Pabllo Vittar inspirou Alex dos Santos a se assumir como uma pessoa não-binária
Também foi através de uma cantora que Alex conseguiu se aceitar e entender que se identifica como uma pessoa não-binária. “Vivi a minha infância toda ouvindo pessoas dizer que ser gay era errado e, naquela época, eu já sabia que não era heterossexual, mas queria muito tirar isso da minha cabeça. Eu não me aceitava e, por isso, tentava ser uma pessoa totalmente diferente do que eu era, eu usava roupas que não gostava, cortava o cabelo de um jeito que eu odiava e evitava ao máximo tocar no assunto da sexualidade, pois me dava uma sensação ruim.
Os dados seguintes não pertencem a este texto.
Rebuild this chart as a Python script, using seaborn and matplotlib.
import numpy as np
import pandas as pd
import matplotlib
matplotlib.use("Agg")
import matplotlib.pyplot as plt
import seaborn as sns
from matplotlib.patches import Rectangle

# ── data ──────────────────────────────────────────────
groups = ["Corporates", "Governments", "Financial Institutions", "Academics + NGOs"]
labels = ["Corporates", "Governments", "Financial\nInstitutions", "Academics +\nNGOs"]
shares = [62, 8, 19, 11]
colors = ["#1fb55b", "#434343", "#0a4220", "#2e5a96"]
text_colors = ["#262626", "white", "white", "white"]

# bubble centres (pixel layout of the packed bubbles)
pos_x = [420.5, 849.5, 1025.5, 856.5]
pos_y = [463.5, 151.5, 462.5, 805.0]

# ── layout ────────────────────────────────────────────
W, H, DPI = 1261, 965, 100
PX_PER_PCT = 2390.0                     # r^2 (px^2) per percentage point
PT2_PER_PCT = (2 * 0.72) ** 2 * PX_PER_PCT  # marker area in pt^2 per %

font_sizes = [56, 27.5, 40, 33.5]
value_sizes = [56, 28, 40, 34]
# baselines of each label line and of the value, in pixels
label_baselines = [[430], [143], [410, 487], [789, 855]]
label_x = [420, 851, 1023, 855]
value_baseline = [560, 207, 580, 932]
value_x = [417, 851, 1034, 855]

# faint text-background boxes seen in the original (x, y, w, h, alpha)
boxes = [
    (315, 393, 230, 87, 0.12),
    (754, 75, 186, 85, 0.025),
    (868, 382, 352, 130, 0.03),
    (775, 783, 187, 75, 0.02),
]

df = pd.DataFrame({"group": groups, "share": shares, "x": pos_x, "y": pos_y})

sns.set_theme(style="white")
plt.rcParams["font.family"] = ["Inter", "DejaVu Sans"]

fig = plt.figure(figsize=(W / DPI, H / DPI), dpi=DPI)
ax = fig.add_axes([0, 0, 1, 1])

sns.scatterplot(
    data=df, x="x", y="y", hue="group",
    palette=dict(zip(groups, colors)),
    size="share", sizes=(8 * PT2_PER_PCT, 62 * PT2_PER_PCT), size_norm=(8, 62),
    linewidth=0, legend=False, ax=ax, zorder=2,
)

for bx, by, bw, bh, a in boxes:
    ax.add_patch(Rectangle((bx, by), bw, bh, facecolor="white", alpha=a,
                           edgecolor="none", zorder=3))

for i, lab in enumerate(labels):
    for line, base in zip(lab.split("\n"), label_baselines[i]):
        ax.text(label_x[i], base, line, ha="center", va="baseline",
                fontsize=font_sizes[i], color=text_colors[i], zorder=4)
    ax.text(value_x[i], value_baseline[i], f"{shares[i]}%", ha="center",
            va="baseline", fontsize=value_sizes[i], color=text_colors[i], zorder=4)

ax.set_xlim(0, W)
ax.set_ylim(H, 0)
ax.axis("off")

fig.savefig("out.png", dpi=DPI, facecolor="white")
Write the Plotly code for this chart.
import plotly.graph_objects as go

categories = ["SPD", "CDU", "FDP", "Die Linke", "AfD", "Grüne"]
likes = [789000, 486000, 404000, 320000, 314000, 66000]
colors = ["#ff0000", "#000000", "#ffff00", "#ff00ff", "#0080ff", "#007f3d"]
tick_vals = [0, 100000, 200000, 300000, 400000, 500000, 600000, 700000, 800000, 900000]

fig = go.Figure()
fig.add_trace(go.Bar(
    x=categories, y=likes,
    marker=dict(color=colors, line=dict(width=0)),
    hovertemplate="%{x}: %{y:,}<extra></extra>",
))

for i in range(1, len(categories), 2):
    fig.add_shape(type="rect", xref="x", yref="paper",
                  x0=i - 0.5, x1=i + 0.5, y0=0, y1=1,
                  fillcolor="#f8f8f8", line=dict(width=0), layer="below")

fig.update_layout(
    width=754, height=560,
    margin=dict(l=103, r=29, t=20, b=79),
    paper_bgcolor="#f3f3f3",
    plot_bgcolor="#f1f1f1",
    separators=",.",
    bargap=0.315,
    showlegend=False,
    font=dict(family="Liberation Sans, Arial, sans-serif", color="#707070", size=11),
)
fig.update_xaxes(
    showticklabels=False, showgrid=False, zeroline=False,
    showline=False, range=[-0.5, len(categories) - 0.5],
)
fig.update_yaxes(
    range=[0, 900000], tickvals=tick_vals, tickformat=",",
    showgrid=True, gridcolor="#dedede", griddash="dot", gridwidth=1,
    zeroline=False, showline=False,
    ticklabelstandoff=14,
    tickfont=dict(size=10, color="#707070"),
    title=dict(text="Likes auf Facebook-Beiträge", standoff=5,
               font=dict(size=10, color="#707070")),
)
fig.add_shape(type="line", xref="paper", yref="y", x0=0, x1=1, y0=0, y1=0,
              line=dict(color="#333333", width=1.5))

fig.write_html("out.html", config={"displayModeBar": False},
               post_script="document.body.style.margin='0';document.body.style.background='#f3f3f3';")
Quando a Pabllo Vittar lançou a música Indestrutível eu passei cerca de uma semana chorando enquanto ouvia e assistia ao clipe, isso porque eu lembrava de coisas que passei e como fui tratado por ser ‘meio afeminado’. Nesse tempo, eu juntei forças e, enquanto ouvia Indestrutível no fone de ouvido, tomei coragem para falar para a minha mãe que gostava de um garoto da minha sala. Por sorte, foi tudo muito natural, minha mãe sempre me apoiou e foi incrível quando eu me assumi. Hoje, eu sou verdadeiramente eu, aceitei todos os meus lados por causa da Pabllo. Ela me ajudou a me entender e me conhecer.” Alex deixou seus medos de lado e, hoje, aos 18 anos, se sente livre. “Passei a me montar em algumas situações aceitando as diversas possibilidades de desfrutar tanto do gênero masculino quanto do feminino”, concluiu.